– В принципе ходатайство об отводе обосновано, – невозмутимо говорит Елена Первая. – Я считаю, его вполне можно удовлетворить.
– И в результате выйти из этого гнусного скандала практически без потерь! – подхватывает Третья. – Репутация судьи Кузнецовой не пострадает, она сбережет кучу нервов и сил, а дело благополучно рассмотрит кто-то другой.
– Кто?! – всплескивает руками Елена Четвертая. – Бобриков? Или, может, Латынина?
– Почему бы и нет? Все наши судьи весьма достойные люди, – напоминает Елена I.
– Ага, скажи еще, что наш суд – самый справедливый в мире! – фыркает Елена II. – Только все прекрасно знают, что Бобриков обожает шумиху и ради того, чтобы быть приятным прессе, наизнанку вывернется.
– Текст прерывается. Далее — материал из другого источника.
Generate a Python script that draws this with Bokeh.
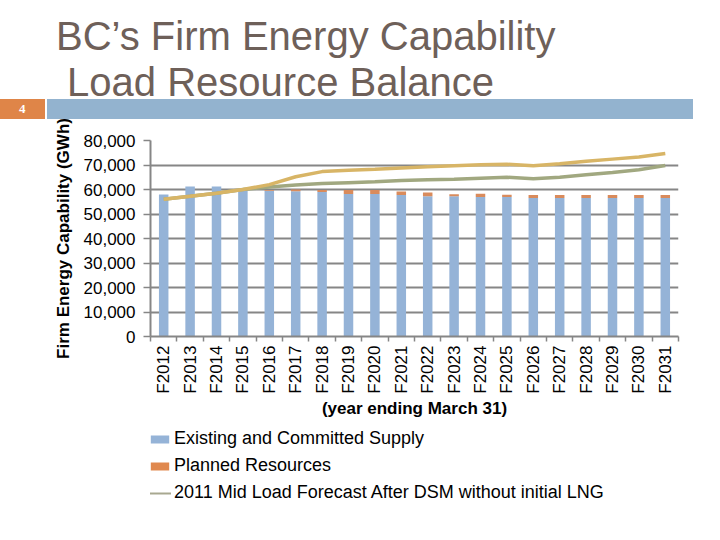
from math import pi
from bokeh.plotting import figure
from bokeh.models import (ColumnDataSource, FixedTicker, Legend, LegendItem,
                          NumeralTickFormatter, Range1d, Div)
from bokeh.layouts import column
from bokeh.embed import file_html
from bokeh.resources import INLINE

# ---------------- data ----------------
title_line1 = "BC\u2019s Firm Energy Capability"
title_line2 = "Load Resource Balance"
slide_number = "4"

years = ["F2012", "F2013", "F2014", "F2015", "F2016", "F2017", "F2018", "F2019",
         "F2020", "F2021", "F2022", "F2023", "F2024", "F2025", "F2026", "F2027",
         "F2028", "F2029", "F2030", "F2031"]

existing_supply = [58000, 61200, 61200, 59700, 59400, 59300, 59000, 58200, 58200, 57800,
                   57200, 57200, 56900, 56900, 56500, 56500, 56500, 56500, 56500, 56500]
planned_resources = [0, 0, 0, 0, 300, 700, 800, 1600, 1600, 1400,
                     1600, 900, 1400, 1000, 1300, 1300, 1300, 1300, 1300, 1300]
load_forecast_lng = [56000, 57200, 58500, 60000, 62000, 65200, 67300, 67900, 68300, 68800,
                     69300, 69700, 70100, 70300, 69700, 70500, 71500, 72400, 73300, 74700]
load_forecast_no_lng = [56000, 57200, 58500, 60000, 61000, 61800, 62400, 62800, 63200, 63700,
                        64000, 64200, 64600, 65000, 64400, 65000, 66000, 66900, 68100, 69800]

y_ticks = [0, 10000, 20000, 30000, 40000, 50000, 60000, 70000, 80000]

label_existing = "Existing and Committed Supply"
label_planned = "Planned Resources"
label_load = "2011 Mid Load Forecast After DSM without initial LNG"
x_axis_title = "(year ending March 31)"
y_axis_title = "Firm Energy Capability (GWh)"

# ---------------- styles ----------------
FONT = "Liberation Sans"
BLUE = "#95b3d7"
ORANGE = "#d98b5c"
LEG_ORANGE = "#e0884e"
GOLD = "#d8b566"
GREEN = "#a1a880"
LEG_GREEN = "#a8a890"
GRID = "#868686"

xs = list(range(1, len(years) + 1))
tops = [e + p_ for e, p_ in zip(existing_supply, planned_resources)]
src = ColumnDataSource(dict(x=xs, existing=existing_supply, planned=planned_resources,
                            top=tops, lng=load_forecast_lng, nolng=load_forecast_no_lng))

# ---------------- header ----------------
header_html = f"""
<div style="position:relative;width:712px;height:119px;font-family:'{FONT}',Arial,sans-serif;">
  <div style="position:absolute;left:56px;top:13px;font-size:40px;line-height:46px;color:#6e6059;white-space:nowrap;">{title_line1}<br>&nbsp;{title_line2}</div>
  <div style="position:absolute;left:0px;top:99px;width:45px;height:20px;background:#df8548;"></div>
  <div style="position:absolute;left:19px;top:102px;color:#ffffff;font-family:'Liberation Serif',serif;font-weight:bold;font-size:13px;line-height:14px;">{slide_number}</div>
  <div style="position:absolute;left:47px;top:99px;width:646px;height:20px;background:#93b3cf;"></div>
</div>
"""
header = Div(text=header_html, width=712, height=119, margin=(0, 0, 0, 0))

# ---------------- main figure ----------------
p = figure(width=712, height=305, x_range=Range1d(0.5, len(years) + 0.5),
           y_range=Range1d(0, 80000), output_backend="svg", toolbar_location=None,
           min_border_left=150, min_border_right=34, min_border_top=21,
           min_border_bottom=88, margin=(0, 0, 0, 0))
p.outline_line_color = None
p.background_fill_color = "white"

r_exist = p.vbar(x="x", bottom=0, top="existing", width=0.36, source=src,
                 fill_color=BLUE, line_color=None)
r_plan = p.vbar(x="x", bottom="existing", top="top", width=0.36, source=src,
                fill_color=ORANGE, line_color=None)
r_nolng = p.line(x="x", y="nolng", source=src, line_color=GREEN, line_width=3.5)
r_lng = p.line(x="x", y="lng", source=src, line_color=GOLD, line_width=3.5)

# x axis
p.xaxis.ticker = FixedTicker(ticks=xs, minor_ticks=[i + 0.5 for i in range(0, len(years) + 1)])
p.xaxis.major_label_overrides = {x: lab for x, lab in zip(xs, years)}
p.xaxis.major_label_orientation = pi / 2
p.xaxis.major_tick_out = 0
p.xaxis.major_tick_in = 0
p.xaxis.minor_tick_out = 5
p.xaxis.minor_tick_in = 0
p.xaxis.minor_tick_line_color = GRID
p.xaxis.minor_tick_line_width = 1.5
p.xaxis.major_label_standoff = 4
p.xaxis.axis_label = x_axis_title
p.xaxis.axis_label_standoff = 2

# y axis
p.yaxis.ticker = FixedTicker(ticks=y_ticks)
p.yaxis.formatter = NumeralTickFormatter(format="0,0")
p.yaxis.major_tick_out = 7
p.yaxis.major_tick_in = 0
p.yaxis.minor_tick_line_color = None
p.yaxis.major_label_standoff = 8
p.yaxis.axis_label = y_axis_title
p.yaxis.axis_label_standoff = 8

for ax in (p.xaxis, p.yaxis):
    ax.axis_line_color = GRID
    ax.axis_line_width = 2
    ax.major_tick_line_color = GRID
    ax.major_tick_line_width = 1.5
    ax.major_label_text_font = FONT
    ax.major_label_text_font_size = "17px"
    ax.major_label_text_color = "black"
    ax.axis_label_text_font = FONT
    ax.axis_label_text_font_size = "17px"
    ax.axis_label_text_font_style = "bold"
    ax.axis_label_text_color = "black"

p.xgrid.visible = False
p.ygrid.grid_line_color = GRID
p.ygrid.grid_line_width = 2

# ---------------- legend figure ----------------
q = figure(width=712, height=108, x_range=Range1d(0, 1), y_range=Range1d(0, 1),
           output_backend="svg", toolbar_location=None, min_border=0,
           margin=(0, 0, 0, 0))
q.axis.visible = False
q.grid.visible = False
q.outline_line_color = None
# legend-only swatches, placed outside the visible range
swatch = ColumnDataSource(dict(x=[-10, -9], y=[-10, -10]))
g_exist = q.rect(x="x", y="y", width=0.1, height=0.1, source=swatch,
                 fill_color=BLUE, line_color=None)
g_plan = q.rect(x="x", y="y", width=0.1, height=0.1, source=swatch,
                fill_color=LEG_ORANGE, line_color=None)
g_load = q.line(x="x", y="y", source=swatch, line_color=LEG_GREEN, line_width=2)

legend = Legend(items=[LegendItem(label=label_existing, renderers=[g_exist]),
                       LegendItem(label=label_planned, renderers=[g_plan]),
                       LegendItem(label=label_load, renderers=[g_load])],
                location=(-2, 29), orientation="vertical",
                glyph_width=23, glyph_height=10, label_height=20, spacing=6,
                padding=0, margin=0, border_line_color=None,
                background_fill_alpha=0, label_text_font=FONT,
                label_text_font_size="18px", label_text_color="black",
                label_standoff=3)
q.add_layout(legend)

layout = column(header, p, q, spacing=0, margin=(0, 0, 0, 0))
open("out.html", "w").write(file_html(layout, INLINE))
А Латынина, наоборот, ненавидит публичность и скандалы, так что ее, бедную, ушлые журналюги в гроб загонят.
– И поэтому судья Кузнецова должна принять удар на себя. – Елена IV вздыхает, но не протестует: она согласна на подвиг.
Я слушаю их, маленькими глотками пью вкусный чай и думаю.
Рассуждая здраво, выйти из процесса мне не только не страшно и не стыдно, но даже выгодно.
Прекратится травля в прессе… Вернее, травить будут уже кого-то другого, а не меня. Вот только остановит ли этот кто-то огульное очернение хорошей клиники? Или же примет сторону стаи «светских шакалов»? Проявит твердость или прогнется под давлением продажных СМИ? «Быть иль не быть?» – вот в чем отвод.
Я чувствую, что итог дела мне небезразличен. А моя мудрая любящая бабушка с детства приучала: «Хочешь сделать что-то хорошо – делай сама».
Елены с Первой по Четвертую замолкают. Наша бабушка – это непререкаемый авторитет.
Я неспешно допиваю свой чай, возвращаюсь в зал и отказываю стороне ответчицы и ее защите в отводе меня любимой, спокойно объясняя, что перед Законом все равны, и любой судья всегда обязан руководствоваться только им и установленными в суде доказательствами. Что я и обещаю делать в этом процессе.
На гладком кукольном лице Элеоноры Сушкиной отражается вся мировая скорбь. Зря она так кривится, у нее появятся новые морщины, и куда она тогда с ними пойдет?
Думаю, вне зависимости от результатов процесса после войны, которую мадам Сушкина ведет сейчас с «Эстет Идеаль», в стране не останется ни одной клиники, готовой рискнуть репутацией, взяв в число пациентов скандальную Элеонору Константиновну… Хотя…
…Мой помощник Дима, как всегда, оказался прав: нарушать трудовое законодательство никто не стал. Дело слушалось не с девяти до девяти, а в тот день мы и вовсе закончили, как порядочные, в шесть.
В пять минут седьмого я, в своей мантии похожая на дохлого ската, чернильной лужей расплылась за столом в кабинете. Собиралась с силами, чтобы переодеться в цивильное и побросать в сумку разбросанное барахло – телефон, кошелек, записную книжку, килограмм-другой ценных бумаг…
Вспомнив про мобильник, я нашла его среди папок и обнаружила восемь пропущенных вызовов. Все они насыпались совсем недавно и кучно, как картошка из мешка. Семь раз подряд с интервалом не больше минуты звонила Натка, а один звонок, последний, был от Таганцева.
Серия Наткиных вызовов меня не сильно встревожила. Сестрице уже случалось в угаре разнузданного шопинга десять раз подряд звонить мне с распродажи. Сначала она упоенно рассказывала, какую классную кофточку вот только что буквально вырвала из рук у какой-то лахудры, а потом еще долго описывала характеристики как кофточки, так и лахудры. Поэтому сначала я набрала Таганцева – он не стал бы звонить без дела. Но Константин Сергеевич мне не ответил – видно, был чем-то очень занят прямо сейчас, и тогда я все-таки перезвонила сестре. Ладно уж, послушаю про кофточку, не худший способ переключиться с рабочих дел на семейные.
Уж переключилась так переключилась!
– Ленка, где тебя носит, я не знаю, что делать, уже Таганцеву позвонила, он все бросил и полетел, чужой мужик, а ты, родная мать, даже трубку не берешь! – истерично заорала сестра.
Я сразу поняла: что-то с Сашкой. Все дела мигом отступили на сто второй план, пальцы похолодели, горло перехватило, я задохнулась и чуть не выронила телефон.